No one expects the state to come anywhere close to that, but how wide of the mark it falls will depend on how the economy fares. So what, exactly, will the economy do?

Perdue told reporters last week that’s one of his biggest frustrations.

“In major trends upward and downward, we have wise economists in this state but they’re not very helpful in times of great trend changes … In times of great trend changes, economic forecasts are not all that accurate or helpful,” he said.

That’s a good part of why the Senate’s Jack Hill is concerned.

At a recent meeting between Perdue and legislative leaders, Hill said he asked whether anybody could say yet whether the slide has hit bottom.

Said Hill: “When Governor Perdue came into office, we were in a slide and Governor Barnes had not revealed it to anybody. The problem was, everybody was wrong about how deep it was. It didn’t get better and it didn’t get better.”

But there is some good news, he said. “We’re at the beginning of the (fiscal) year and I just think we need to build some contingency plans, and some of them you couldn’t implement easily without a special session. If it is determined that some of the tax cuts and tax incentives make less sense now than four months ago, maybe we could delay some of them.”

GBPI expects the state to lose $50 million this year from a special income tax credit for contributions to student scholarship organization, nearly $13 million from the annual sales tax holiday, $11.5 million in sales taxes lost through an exemption for manufacturing machinery and $11.5 million from new tax incentives for high-deductible health plans, among others.

To some, it’s an open question how deep the cuts will have to be this year and whether Perdue can protect QBE and health services from the knife, as he has said he’d like to do.

Perdue told reporters last week that he’d like to protect education and health care, but if the bleeding hasn’t stopped by the end of the first quarter, “We’ll have to look at those options.”

Timing is everything, Hill said. “It gets harder every month that goes by because departments will have been spending and you have less latitude.”

Like Perdue, Hill doesn’t want to start a panic among state employees.
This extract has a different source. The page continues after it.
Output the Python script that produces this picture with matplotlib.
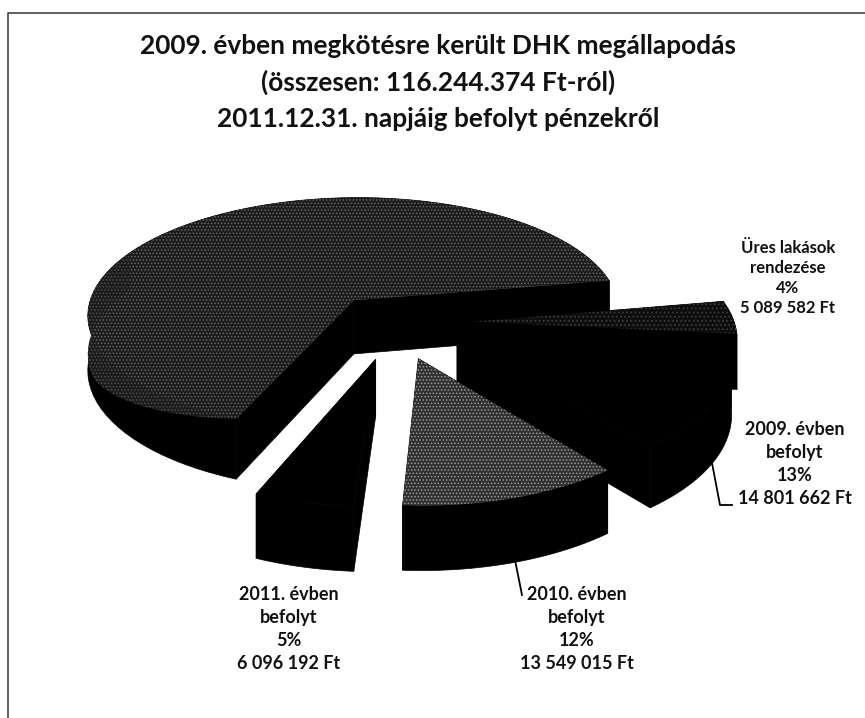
import numpy as np
import matplotlib
matplotlib.use('Agg')
import matplotlib.pyplot as plt
from matplotlib.patches import Polygon

plt.rcParams['font.family'] = ['Lato', 'DejaVu Sans']
plt.rcParams['hatch.linewidth'] = 0.7

# adatok
title = '2009. évben megkötésre került DHK megállapodás\n(összesen: 116.244.374 Ft-ról)\n2011.12.31. napjáig befolyt pénzekről'
total = 116244374
names = ['Üres lakások\nrendezése', '2009. évben\nbefolyt', '2010. évben\nbefolyt', '2011. évben\nbefolyt']
amounts = [5089582, 14801662, 13549015, 6096192]
percents = ['4%', '13%', '12%', '5%']
rest = total - sum(amounts)

# szeletek sorrendje: az óramutató járása szerint a -10 foktól
values = amounts + [rest]
explode = [0.30, 0.27, 0.30, 0.30, 0.25]
radius = [1, 1.02, 1, 1, 1.03]
start = -10

# 3D nézet
cx, cy = 394, 323
rx, ry = 262, 120
persp = 0.12
depth = 55


def project(u, v, drop=0.0):
    f = 1 / (1 - persp * v)
    return cx + rx * u * f, cy + ry * v * f + drop * depth * f


fig, ax = plt.subplots(figsize=(8.65, 7.18), dpi=100)
ax.set_position([0, 0, 1, 1])
ax.set_xlim(0, 865)
ax.set_ylim(718, 0)
ax.axis('off')

angles = start + np.cumsum([0] + values) / total * 360

# hátulról előre: nagy szelet, üres lakások, 2009, 2011, 2010
order = [4, 0, 1, 3, 2]
tops = {4: ('#1c1c1c', '#666666', '.....'), 0: ('#0e0e0e', '#3f3f3f', '....'), 2: ('#303030', '#9a9a9a', '.....')}
for i in order:
    a0, a1 = angles[i], angles[i + 1]
    mid = np.radians((a0 + a1) / 2)
    ou, ov = explode[i] * np.cos(mid), explode[i] * np.sin(mid)
    deg = np.linspace(a0, a1, 80)
    u = ou + radius[i] * np.cos(np.radians(deg))
    v = ov + np.sin(np.radians(deg))
    top = [project(a, b) for a, b in zip(u, v)]
    bottom = [project(a, b, 1) for a, b in zip(u, v)]
    apex = project(ou, ov)
    apex_b = project(ou, ov, 1)
    # oldalfalak
    ax.add_patch(Polygon(top + bottom[::-1], fc='black', ec='black', lw=0.5))
    ax.add_patch(Polygon([apex, top[0], bottom[0], apex_b], fc='black', ec='black', lw=0.5))
    ax.add_patch(Polygon([apex, top[-1], bottom[-1], apex_b], fc='black', ec='black', lw=0.5))
    # felső lap
    if i in tops:
        fc, ec, hatch = tops[i]
        ax.add_patch(Polygon([apex] + top, fc=fc, ec=ec, hatch=hatch, lw=0))
    else:
        ax.add_patch(Polygon([apex] + top, fc='black', ec='black', lw=0.5))
    # a nagy szelet bal oldali fala felül világosabb
    if i == 4:
        keep = deg < a0 + 95
        frac = np.clip((deg[keep] - a0) / 70, 0, 0.7)
        low = [project(a, b, c) for a, b, c in zip(u[keep], v[keep], frac)]
        ax.add_patch(Polygon(top[:len(low)] + low[::-1], fc='#1c1c1c', ec='#4e4e4e', hatch='.....', lw=0))

# feliratok
label_pos = [(788, 278), (795, 464), (577, 629), (289, 629)]
label_size = [12, 13, 13, 13]
label_gap = [1.3, 1.42, 1.42, 1.42]
for name, pct, amount, pos, size, gap in zip(names, percents, amounts, label_pos, label_size, label_gap):
    money = f'{amount:,}'.replace(',', ' ') + ' Ft'
    ax.text(pos[0], pos[1], f'{name}\n{pct}\n{money}', ha='center', va='center',
            fontsize=size, fontweight='bold', color='#111111', linespacing=gap)

# vezetővonalak
ax.plot([712, 720, 732], [463, 505, 505], color='black', lw=1.3)
ax.plot([515, 522], [560, 595], color='black', lw=1.3)

ax.text(438, 82.5, title, ha='center', va='center', fontsize=18.9, fontweight='bold',
        color='#111111', linespacing=1.58)

# keret: a szkennelt kép felső és bal széle
ax.plot([865, 8, 8], [13, 13, 718], color='#444444', lw=1.2)

fig.savefig('out.png', dpi=100)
“We don’t need to plant the idea of panic because it’s just not so. What we want people to know is, we’re prepared for tough times and we’re going to continue to handle it in a business-like way. There’s going to be some bad news printed (in the newspapers) when agencies cut their 3.5 percent. All of us have to help convince the public that we’re well prepared, but there’s going to have to be some hard decisions, and everybody should get on the same page. I think the public will applaud it.”